La question du règlement des différents a toujours divisé les sociétés en trois groupes. D'abord, pour la majeure partie de la population, la question des différents n'existe pas, parce que la plupart des gens ont intégré les codes qui mettent à l'abri de possibles conflits. Ces codes incluent la fuite devant les responsabilités, la délégation au groupe, la soumission face au plus fort, et l'effacement social. En général, ces gens fuient les rapports humains contraignants, de même qu'ils essaient d'éviter toutes les possibilités de conflit, et ce de toutes leurs forces.
Puis l'on trouve une minorité belligérante, faite des exclus, volontaires ou involontaires. Les exclus volontaires contrôlent le jeu social, font et défont les règles, imposent souvent leurs vues à l'ensemble. L'exclusion de ceux-ci se révèle être le résultat de choix individuels, une auto-exclusion de fait, d'où l'élément volontaire de leur condition. Pourquoi certains individus décident-ils de s'exclure volontairement de la société majoritaire? Parce qu'ils ne peuvent subir la dictature de cette majorité, et de ce fait, se définissent en opposition à celle-ci, quoiqu'ils s'efforcent de toujours évoluer à l'intérieur du cadre social, qu'ils modèlent et contrôlent. Les exclus volontaires forment donc l'élite sociale, parce qu'ils montrent la voie et s'emploient à cultiver le dépassement en tout. Les exclus volontaires sont nécessaires à toute société, tant ils en représentent le moteur.
Les exclus involontaires sont quant à eux les nécessaires perdants du jeu social, celui animant la majorité et les exclus volontaires. Ce sont les personnes sacrifiées par la majorité, parfois sous la pression des exclus volontaires, pour le bénéfice de la paix sociale.
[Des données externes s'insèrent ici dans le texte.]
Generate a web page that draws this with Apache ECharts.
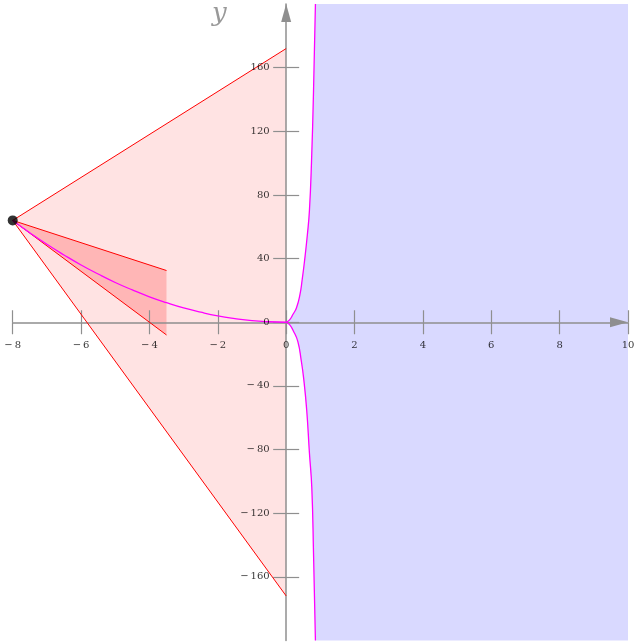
<!DOCTYPE html>
<html lang="en">
<head>
    <meta charset="UTF-8">
    <title>Region plot</title>
    <script src="https://cdn.jsdelivr.net/npm/echarts@6/dist/echarts.min.js"></script>
    <style>html,body{margin:0;padding:0;background:#fff;}</style>
</head>
<body>
<div id="main" style="width: 636px;height:643px;"></div>
<script>
    // tick values
    var xTicks = [-8, -6, -4, -2, 0, 2, 4, 6, 8, 10];
    var yTicks = [-160, -120, -80, -40, 0, 40, 80, 120, 160];

    // magenta curve, left branch
    var leftX = [-8, -7.5, -7, -6.5, -6, -5.5, -5, -4.5, -4, -3.5, -3, -2.5, -2, -1.5, -1, -0.5, 0];
    var leftY = [64, 56.3, 49, 42.3, 36, 30.3, 25, 20.3, 16, 12.3, 9, 6.3, 4, 2.3, 1, 0.3, 0];

    // magenta curve, right branches
    var upX = [0, 0.1, 0.2, 0.3, 0.4, 0.47, 0.54, 0.62, 0.68, 0.74, 0.8, 0.856];
    var upY = [0, 1.5, 5, 9, 17, 27, 39, 55, 70, 100, 145, 200];
    var downX = [0, 0.1, 0.2, 0.34, 0.44, 0.51, 0.6, 0.68, 0.75, 0.8, 0.856];
    var downY = [0, -1.5, -5, -12, -24, -35, -55, -82, -104, -145, -200];

    // cone from the black point
    var apex = [-8, 64];
    var outerTop = [0, 172];
    var outerBottom = [0, -172];
    var innerTop = [-3.5, 32.5];
    var innerBottom = [-3.5, -8];
    var xMax = 10;
    var yMin = -200, yMax = 200;

    function zip(xs, ys) {
        var out = [];
        for (var i = 0; i < xs.length; i++) out.push([xs[i], ys[i]]);
        return out;
    }

    function polygon(points, color, z) {
        return {
            type: 'custom',
            z: z,
            silent: true,
            data: [[0, 0]],
            renderItem: function (params, api) {
                var pts = points.map(function (p) { return api.coord(p); });
                return {
                    type: 'polygon',
                    shape: {points: pts},
                    style: {fill: color, stroke: null}
                };
            }
        };
    }

    function segment(a, b, color) {
        return {
            type: 'line',
            z: 4,
            data: [a, b],
            showSymbol: false,
            silent: true,
            lineStyle: {color: color, width: 1}
        };
    }

    // blue region right of the curve
    var bluePts = zip(upX, upY).reverse().concat(zip(downX, downY).slice(1));
    bluePts.push([xMax, yMin], [xMax, yMax]);

    var fmt = function (v) {
        return v < 0 ? '\u2212\u2009' + (-v) : String(v);
    };

    var axisGray = '#8f8f8f';
    var labelFont = {fontFamily: 'DejaVu Serif', fontSize: 10, color: '#000'};

    // tick labels placed with the axis scales, sitting next to the crossing axes
    function tickLabels(points, position, distance) {
        return {
            type: 'scatter', z: 7, silent: true, symbolSize: 1,
            data: points,
            itemStyle: {color: 'rgba(0,0,0,0)'},
            label: Object.assign({
                show: true, position: position, distance: distance,
                formatter: function (p) {
                    return fmt(position === 'bottom' ? p.value[0] : p.value[1]);
                }
            }, labelFont),
            labelLayout: {hideOverlap: false}
        };
    }

    var myChart = echarts.init(document.getElementById('main'));
    var option = {
        animation: false,
        grid: {left: 12.7, right: 8, top: 4, bottom: 2.5, containLabel: false, outerBoundsMode: 'none'},
        xAxis: [
            {
                type: 'value', min: -8, max: 10, interval: 2, z: 3,
                position: 'bottom',
                axisLine: {onZero: true, lineStyle: {color: axisGray, width: 1.5},
                    symbol: ['none', 'triangle'], symbolSize: [10, 18], symbolOffset: [0, -9]},
                axisTick: {show: true, length: 12, customValues: xTicks, lineStyle: {color: axisGray, width: 1.2}},
                axisLabel: {show: false},
                splitLine: {show: false}
            },
            {
                type: 'value', min: -8, max: 10, interval: 2, z: 3,
                position: 'bottom',
                axisLine: {onZero: true, show: false},
                axisTick: {show: true, inside: true, length: 12, customValues: xTicks, lineStyle: {color: axisGray, width: 1.2}},
                axisLabel: {show: false},
                splitLine: {show: false}
            }
        ],
        yAxis: [
            {
                type: 'value', min: yMin, max: yMax, interval: 40, z: 3,
                position: 'left',
                axisLine: {onZero: true, lineStyle: {color: axisGray, width: 1.5},
                    symbol: ['none', 'triangle'], symbolSize: [10, 18], symbolOffset: [0, -9]},
                axisTick: {show: true, length: 13, customValues: yTicks, lineStyle: {color: axisGray, width: 1.2}},
                axisLabel: {show: false},
                splitLine: {show: false}
            },
            {
                type: 'value', min: yMin, max: yMax, interval: 40, z: 3,
                position: 'left',
                axisLine: {onZero: true, show: false},
                axisTick: {show: true, inside: true, length: 13, customValues: yTicks, lineStyle: {color: axisGray, width: 1.2}},
                axisLabel: {show: false},
                splitLine: {show: false}
            }
        ],
        graphic: [
            {type: 'text', left: 212, top: 1, style: {text: 'y', fill: '#999', font: 'italic 26px "DejaVu Serif"'}},
            {type: 'text', left: 611, top: 347, style: {text: 'x', fill: '#999', font: 'italic 26px "DejaVu Serif"'}}
        ],
        series: [
            polygon(bluePts, '#d9d9ff', 1),
            polygon([apex, outerTop, outerBottom], 'rgba(255,0,0,0.11)', 1),
            polygon([apex, innerTop, innerBottom], 'rgba(255,0,0,0.2)', 1),
            segment(apex, outerTop, '#ff0000'),
            segment(apex, outerBottom, '#ff0000'),
            segment(apex, innerTop, '#ff0000'),
            segment(apex, innerBottom, '#ff0000'),
            {
                type: 'line', z: 5, data: zip(leftX, leftY), smooth: true, showSymbol: false, silent: true,
                lineStyle: {color: '#ff00ff', width: 1.3}
            },
            {
                type: 'line', z: 5, data: zip(upX, upY), smooth: true, showSymbol: false, silent: true,
                lineStyle: {color: '#ff00ff', width: 1.3}
            },
            {
                type: 'line', z: 5, data: zip(downX, downY), smooth: true, showSymbol: false, silent: true,
                lineStyle: {color: '#ff00ff', width: 1.3}
            },
            {
                type: 'scatter', z: 6, data: [apex], symbolSize: 10, silent: true,
                itemStyle: {color: '#000'}
            },
            tickLabels(xTicks.map(function (v) { return [v, 0]; }), 'bottom', 18),
            tickLabels(yTicks.map(function (v) { return [0, v]; }), 'left', 16)
        ]
    };
    myChart.setOption(option);
</script>
</body>
</html>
Plusieurs pays se sont dotés d'une charte des droits humains, laquelle a le potentiel de s'imposer à tous les aspects légaux d'un pays, par le biais de jugements d'une Cours suprême. Les droits humains sont des notions fortes, inspirées de luttes sociales ou révolutionnaires passées. Mettre en opposition, puis arbitrer les notions de droit humain liées à des individus, ou des groupes d'individus, peut s'avérer ardu. La difficulté principale réside dans le fait que les droits humains sont des concepts poreux qui se chevauchent et résistent mal à l'arbitrage. Certains droits empiètent toujours sur quelques autres, lesquels bafouent toujours quelques autres droits. De fait, l'arbitrage entre les droits humains de parties opposées fait toujours des gagnants et des perdants, perpétuant l'idéologie binaire des bons et des méchants. En choisissant de se limiter à déclarer des gagnants et des perdants, le système légal basé sur les droits humains ne sert qu'à renforcer une logique d'exclusion.
Parce que la résolution des différents par l'arbitrage devrait se baser sur une notion inclusive et unique à toutes les parties, il nous apparaît tout naturel de considérer les mérites de la notion d'équité. D'abord, ce qui est équitable l'est pour tous, sans exception. La recherche de la résolution de différents basée sur l'équité a ceci de particulier que si elle ne vise pas à déclarer un vainqueur, elle s'emploie plutôt à chercher une sortie de conflit basée sur les capacités et les responsabilités de chacun, sans complaisance aucune. Parce que ce qui est équitable pour un l'est pour tous. Le remplacement de la notion de droit par celle d'équité correspond à une évolution sociale pour toute société. Les sociétés évoluées devraient être équitables.